Al di fuori della zona archeologica sono in corso grandi lavori di sistemazione. L'isolato di semplici abitazioni è stato ormai abbattuto per far posto all'industria del turismo. Ora c'è un bel parco, troppo fittamente piantato di piccoli alberi e stanno terminando i lavori su un immane centro di accoglienza che si alza dalle acque di un laghetto. La fattura dell'opera è decisamente buona, lo si vede dai materiali impiegati per replicare lo stile tradizionale, come il legno delle poderosi travi e la pietra naturale scolpita, ma la dimensione del complesso è preoccupante. Vedo i semi per uno sfruttamento spinto del sito come dimostra già l'alto prezzo del biglietto di ingresso. Cosa avverrà domani quando tutto sarà pronto?

Dovevano essere minatori che abitavano il quartiere degradato, perché Datong si trova in un importante bacino carbonifero. Il colossale gruppo minerario di proprietà statale, il terzo della Cina, è pilastro dell'economia locale, ma anche preoccupante fonte di inquinamento. Si stima che Datong sia una delle città più inquinate, ma recentemente sta tentando di diversificare il reddito come testimoniano i lavori sulle attrazioni turistiche.

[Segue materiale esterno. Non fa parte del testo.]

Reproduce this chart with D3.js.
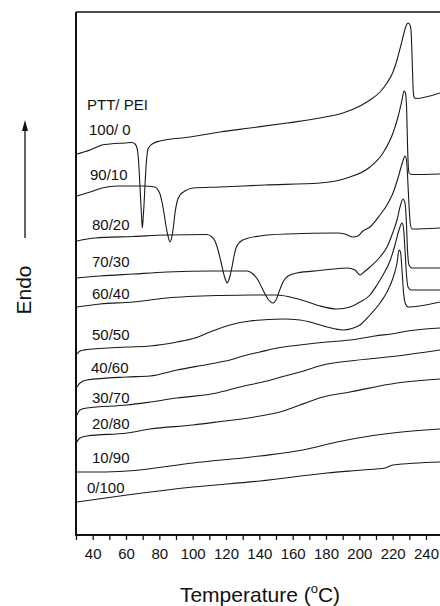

Una volta districatomi dalla grinfie di un quartiere di periferia dove mi rischiavo di perdere, raggiungo le strade del centro moderno, invaso da gente e negozi e indaffarato in lavori di recupero su edifici storici. Per fortuna che sulle strade si notano ancora sprazzi di naturalità, come quella bancarella che prepara una pizza gustosissima cosparsa di carne e cipolle tritate, cotta in un enorme forno su ruote; o i venditori  di frutta e fette di melone. I loro tratti centro asiatici e il copricapo musulmano indicano che appartengono all'etnia hui.

Raggiungo la stazione percorrendo in un'estenuante marcia viali senz'anima, come succede in generose fette di ogni città cinese che si rispetti. Code sterminate si assembrano davanti ai numerosi sportelli, ma devo prima decifrare i tabelloni per capire a che ora ci sarà un treno che mi lascerà a Huairen. Ho la sensazione di partire da un aeroporto.

Salgo sul convoglio delle 18, diretto a Xi'an. Non è la migliore presentazione per le ferrovie cinesi. L'affollamento che ingombrava la sala d'aspetto si è riversato sulle carrozze e mi trovo in piedi per 40 minuti osservando gente che mangia disperatamente minestre, brandisce pezzi di pollo come fossero trofei di caccia prima di azzannarli, mentre successivi passaggi del carrello delle vivande si aprono un cammino tra la gente che staziona nel corridoio, imbrattato di sozzura. Per godere maggiormente del movimento e della sporcizia sono inoltre incastrato in una posizione vicina al bagno. Per fortuna che i treni che ho preso in seguito si sono riscattati da questo quadro indegno.

Haoyu mi sta aspettando da più di mezz'ora per via del ritardo del treno. Andiamo a mangiare insieme e ancora una volta mi vuole invitare. Gli ho comprato una stecca di sigarette, ma sono costretto a nascondergliela in un armadio perché non la voleva accettare.